Os apóstolos disseram ao Senhor: “Aumenta a nossa fé!” O Senhor respondeu: “Se vós tivésseis fé, mesmo pequena como um grão de mostarda, poderíeis dizer a esta amoreira: ‘Arranca-te daqui e planta-te no mar’, e ela vos obedeceria” (vv. 5-6).

A última parte do evangelho dá uma esperança: com a fé em Deus podemos remover o pecado de nossas vidas. Esta sentença sobre a fé encontra-se também nos outros evangelhos sinóticos, mas em outros contextos: em Mc 11,23, depois da maldição da figueira (omitida por Lc); em Mt 17,20, no final da cura de um epiléptico; ambos falam do transporte de uma montanha em vez de uma árvore.

Lc escreveu a introdução, usando os títulos preferidos “apóstolos” e “Senhor”. Eles pedem para aumentar a fé (cf. Mc 9,24). Pedir que Jesus a faça crescer já é expressão de fé, estima do seu valor, consciência da própria impotência. Eles reconhecem que sua fé atual não é suficiente nem eles podem melhorar isso por conta própria.  A fé é um dom pelo qual só podemos pedir (cf. 1Cor 12,9; Mt 16,17).

Como o efeito de uma alavanca, a força da fé não depende da grandeza (do mais ou menos), mas do seu ponto de apoio que é a promessa de Jesus. A pitoresca imagem hiperbólica (cf. outra imagem em Mc 10,25p) é empregada para encarecer o poder sobre-humano da fé. Se a fé é autêntica, sempre opera milagres. A pequenez do “grão de mostarda” já serviu de imagem para o crescimento do reino, ou seja, da Igreja (cf. 13,18-19p).

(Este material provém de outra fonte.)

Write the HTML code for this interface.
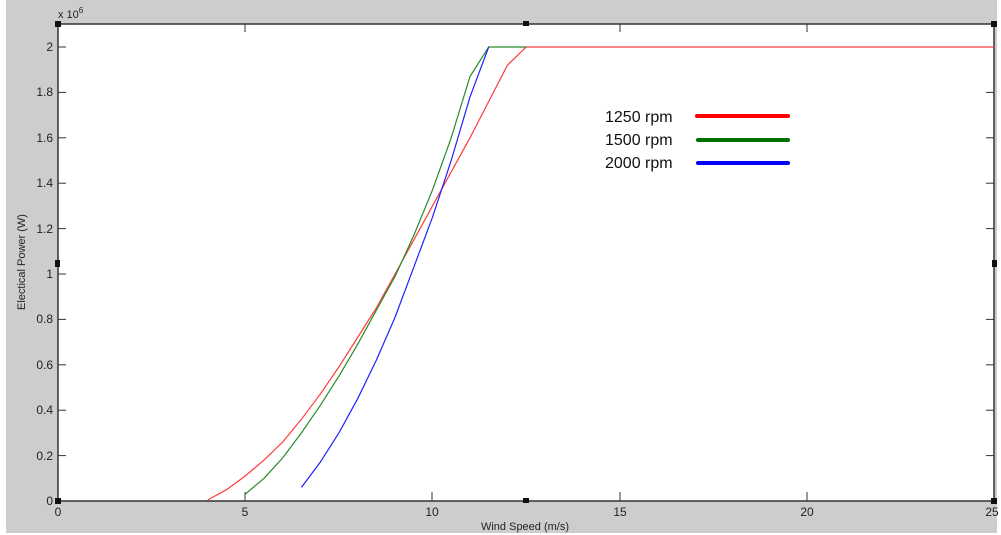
<!DOCTYPE html>
<html><head><meta charset="utf-8"><style>
html,body{margin:0;padding:0;background:#fff;}
svg{display:block;}
text{font-family:"Liberation Sans",Arial,sans-serif;}
</style></head><body>
<svg width="1001" height="535" viewBox="0 0 1001 535">
<rect x="0" y="0" width="1001" height="535" fill="#fff"/>
<rect x="6" y="0" width="991" height="533" fill="#cdcdcd"/>
<rect x="58" y="24" width="936" height="477" fill="#fff"/>
<g stroke="#333" stroke-width="1.5" fill="none">
<rect x="58" y="24" width="936" height="477"/>
</g>
<g stroke="#333" stroke-width="1">
<!-- y ticks -->
<line x1="58" x2="66" y1="501" y2="501"/><line x1="58" x2="66" y1="455.6" y2="455.6"/><line x1="58" x2="66" y1="410.2" y2="410.2"/><line x1="58" x2="66" y1="364.8" y2="364.8"/><line x1="58" x2="66" y1="319.4" y2="319.4"/><line x1="58" x2="66" y1="274" y2="274"/><line x1="58" x2="66" y1="228.6" y2="228.6"/><line x1="58" x2="66" y1="183.2" y2="183.2"/><line x1="58" x2="66" y1="137.8" y2="137.8"/><line x1="58" x2="66" y1="92.4" y2="92.4"/><line x1="58" x2="66" y1="47" y2="47"/>
<line x1="994" x2="986" y1="455.6" y2="455.6"/><line x1="994" x2="986" y1="410.2" y2="410.2"/><line x1="994" x2="986" y1="364.8" y2="364.8"/><line x1="994" x2="986" y1="319.4" y2="319.4"/><line x1="994" x2="986" y1="228.6" y2="228.6"/><line x1="994" x2="986" y1="183.2" y2="183.2"/><line x1="994" x2="986" y1="137.8" y2="137.8"/><line x1="994" x2="986" y1="92.4" y2="92.4"/><line x1="994" x2="986" y1="47" y2="47"/>
<line x1="245" x2="245" y1="501" y2="492"/><line x1="432" x2="432" y1="501" y2="492"/><line x1="620" x2="620" y1="501" y2="492"/><line x1="807" x2="807" y1="501" y2="492"/>
<line x1="245" x2="245" y1="24" y2="32"/><line x1="620" x2="620" y1="24" y2="32"/><line x1="807" x2="807" y1="24" y2="32"/>
</g>
<g fill="#111">
<rect x="55" y="21" width="6" height="6"/><rect x="991" y="21" width="6" height="6"/>
<rect x="55" y="498" width="6" height="6"/><rect x="991" y="498" width="6" height="6"/>
<rect x="523" y="21" width="6" height="5"/><rect x="523" y="498" width="6" height="5"/>
<rect x="55" y="260" width="5" height="7"/><rect x="992" y="260" width="5" height="7"/>
</g>
<g font-size="12" fill="#222" text-anchor="end">
<text x="53" y="505">0</text><text x="53" y="460">0.2</text><text x="53" y="414">0.4</text><text x="53" y="369">0.6</text><text x="53" y="323">0.8</text><text x="53" y="278">1</text><text x="53" y="233">1.2</text><text x="53" y="187">1.4</text><text x="53" y="142">1.6</text><text x="53" y="96">1.8</text><text x="53" y="51">2</text>
</g>
<g font-size="12" fill="#222" text-anchor="middle">
<text x="58" y="516">0</text><text x="245" y="516">5</text><text x="432" y="516">10</text><text x="620" y="516">15</text><text x="807" y="516">20</text><text x="992" y="516">25</text>
<text x="525" y="530" font-size="11">Wind Speed (m/s)</text>
</g>
<text x="58" y="18" font-size="11" fill="#222">x 10<tspan font-size="8" dy="-5">6</tspan></text>
<text transform="translate(25,262) rotate(-90)" font-size="11" fill="#222" text-anchor="middle">Electical Power (W)</text>
<g fill="none" stroke-width="1.2">
<polyline stroke="#ff3b3b" points="207.8,499.9 226.5,489.7 245.2,476 264,460.1 282.7,442 301.4,419.3 320.1,394.3 338.9,366.9 357.6,337.5 376.3,308 395.1,274 413.8,239.9 432.5,205.9 451.2,171.8 470,137.8 488.7,101.5 507.4,65.2 526.2,47 994,47"/>
<polyline stroke="#2a8a2a" points="245.2,494.2 264,478.3 282.7,457.9 301.4,432.9 320.1,405.7 338.9,376.2 357.6,344.4 376.3,310.3 395.1,276.3 413.8,235.4 432.5,190 451.2,137.8 470,76.5 488.7,47 526.2,47"/>
<polyline stroke="#2020ff" points="301.4,487.4 320.1,462.4 338.9,432.9 357.6,398.8 376.3,360.3 395.1,317.1 413.8,267.2 432.5,217.2 451.2,160.5 470,96.9 488.7,47"/>
</g>
<g font-family="Liberation Sans" font-size="16" fill="#111">
<text x="605" y="122">1250 rpm</text><text x="605" y="145">1500 rpm</text><text x="605" y="168">2000 rpm</text>
</g>
<g stroke-width="4" stroke-linecap="round">
<line x1="697" x2="788" y1="116" y2="116" stroke="#ff0000"/>
<line x1="698" x2="788" y1="140" y2="140" stroke="#007000"/>
<line x1="698" x2="788" y1="163" y2="163" stroke="#0000ff"/>
</g>
</svg>
</body></html>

O site da CNBB comenta: A misericórdia é um dos valores evangélicos mais importantes e ser misericordioso significa, antes de tudo, ser capaz de colaborar com a salvação das pessoas, ser capaz de perdoá-la. Mas perdoar não significa esquecer, deixar de lado, pois o perdão não pode negar a verdade nem a responsabilidade da pessoa diante dos fatos. Perdoar significa não querer a punição para quem é culpado, mas sim criar condições para que ele possa se reerguer e reparar o mal que realizou. E somente aquela pessoa que tem fé é capaz de perdoar verdadeiramente, porque somente quem acredita no Deus misericordioso é capaz de agir verdadeiramente com misericórdia.